Nineteenth century Whig historians presented the past “as an inevitable progression toward ever greater liberty and enlightenment”; as “a story of progress toward the present.” By 1900, historians of the Whig persuasion–both British and American– actually believed that history had already been written. It simply remained to keep history up to date by adding the record of current events. The 20th century historian’s role would be reduced to accountancy. 

One of my favorite authors James Carse describes the past in two ways: either finished (as in the Whig point of view), a solid foundation for building the present; or unfinished and awaiting reinterpretation, re-writing and completion in our own time and terms. I’ll take Option B.

With resources like google.books and other OCR-readable online databases, the availability of historical material expands daily. I find it in my own homespun efforts to understand simple things like the professionalization of architecture or the design of turn-of-the-century churches. Perhaps this has become the reason I delay writing anything: there’ll be another tidbit tomorrow to change the direction of my thought.


Imagine the array of imaginary resources for telling the story of an imaginary place, much of it from the public record. Newspapers and other periodicals tend to disappear, especially when they are short-lived. [This has been especially true of small town newspapers in Dakota Territory.] But other document types are more likely to survive: deeds and contracts, certificates of birth and death, of marriage and divorce, lawsuits and transcripts of trial–not all of them necessarily in a agreement. Then add photographs, drawings, art and all the rest of non-verbal material culture. Finding a story to connect these pinpoints of light has been something I approach with a healthy mix of caution and excitement.

During a particularly tedious afternoon meeting, this postcard of Adams Restaurant (otherwise unidentified) spoke to me. Peter Vandervort’s knowledge of costume history had set the scene circa 1910. I was comfortable borrowing this building and its three ladies for a site in Agincourt. But every building tells a story and this could be no exception. So, in the next hour I wrote three news items from The Daily Plantagenet about the women posed at its entrance.

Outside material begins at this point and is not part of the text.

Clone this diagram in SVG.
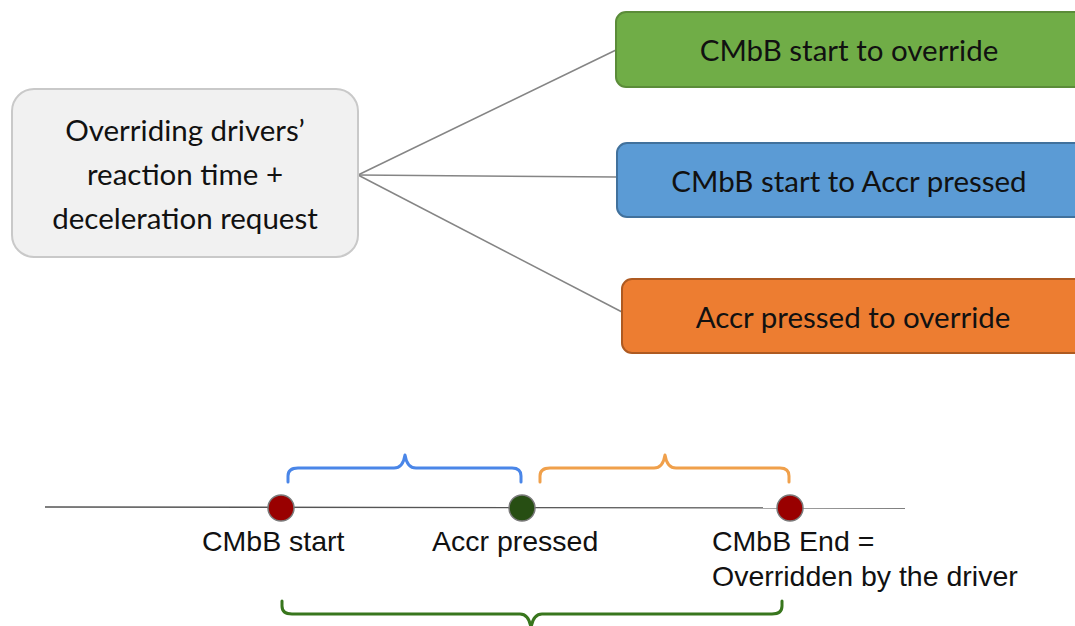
<svg xmlns="http://www.w3.org/2000/svg" width="1075" height="626" viewBox="0 0 1075 626">
  <style>
    .box-text { font-family: Lato, "Open Sans", sans-serif; font-size: 29.5px; fill: #111; text-anchor: middle; }
    .tl-text { font-family: "Liberation Sans", Arial, sans-serif; font-size: 28.5px; fill: #111; }
    .conn { stroke: #858585; stroke-width: 1.5; fill: none; }
    .brace { fill: none; stroke-width: 3; stroke-linecap: round; stroke-linejoin: round; }
    .dot { stroke: #7a7a7a; stroke-width: 1.5; }
  </style>
  <rect width="1075" height="626" fill="#ffffff"/>

  <!-- connectors from the summary node to the three categories -->
  <g id="connectors">
    <line class="conn" x1="358" y1="175" x2="616" y2="50"/>
    <line class="conn" x1="358" y1="175" x2="617" y2="177"/>
    <line class="conn" x1="358" y1="175" x2="622" y2="312"/>
  </g>

  <g id="node-summary">
    <rect x="12" y="89" width="346" height="168" rx="22" fill="#f1f1f1" stroke="#c9c9c9" stroke-width="2"/>
    <text class="box-text" x="185" y="141">Overriding drivers’</text>
    <text class="box-text" x="185" y="185">reaction time +</text>
    <text class="box-text" x="185" y="229">deceleration request</text>
  </g>

  <g id="node-start-to-override">
    <rect x="616" y="12" width="480" height="75" rx="10" fill="#70ad47" stroke="#5b8c39" stroke-width="2"/>
    <text class="box-text" x="849" y="61">CMbB start to override</text>
  </g>

  <g id="node-start-to-accr">
    <rect x="617" y="143" width="480" height="74" rx="10" fill="#5b9bd5" stroke="#41719c" stroke-width="2"/>
    <text class="box-text" x="849" y="192">CMbB start to Accr pressed</text>
  </g>

  <g id="node-accr-to-override">
    <rect x="622" y="279" width="480" height="74" rx="10" fill="#ed7d31" stroke="#ae5a21" stroke-width="2"/>
    <text class="box-text" x="853" y="328">Accr pressed to override</text>
  </g>

  <!-- timeline -->
  <g id="timeline">
    <line x1="45" y1="507" x2="905" y2="508" stroke="#555" stroke-width="1.3"/>
    <path class="brace" stroke="#4a86e8" d="M288,482 L288,476 Q288,468 298,468 L394,468 Q403,468 405,455 Q407,468 416,468 L512,468 Q521,468 521,476 L521,482"/>
    <path class="brace" stroke="#f0a04b" d="M540,482 L540,476 Q540,468 550,468 L654,468 Q663,468 665,455 Q667,468 676,468 L780,468 Q789,468 789,476 L789,482"/>
    <path class="brace" stroke="#38761d" d="M282,601 L282,606 Q282,614 292,614 L520,614 Q529,614 531,628 Q533,614 542,614 L772,614 Q782,614 782,606 L782,601"/>
  </g>

  <g id="event-start">
    <circle class="dot" cx="281" cy="508" r="13" fill="#990000"/>
    <text class="tl-text" x="202" y="551">CMbB start</text>
  </g>
  <g id="event-accr">
    <circle class="dot" cx="522" cy="508" r="13" fill="#274e13"/>
    <text class="tl-text" x="432" y="551">Accr pressed</text>
  </g>
  <g id="event-end">
    <circle class="dot" cx="790" cy="508" r="13" fill="#990000"/>
    <text class="tl-text" x="712" y="551">CMbB End =</text>
    <text class="tl-text" x="712" y="586">Overridden by the driver</text>
  </g>
</svg>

Maud Adams, the older woman on the left, was the owner of Adams Restaurant which she operated with her daughter Amanda (Mandy), in the center. The aproned girl on the right was Mary Riley, an Irish immigrant working her way west across America. This photo was an opportunity to tell several tangent stories: of a young widow thrust unexpectedly into the world of business circa 1890; of a daughter who knew only one parent; of a foreigner in a nation of immigrants. Their connected histories could be outlined in three typical news items: a death notice, a fuller obituary, and a letter to the editor from a friend unable to attend the memorial.


Situating the building and imagining what lay behind its spotless windows was a tentative step toward understanding how cities evolve. And the story from those three clippings grew to touch many other imagined lives and change their trajectories, as it has my own.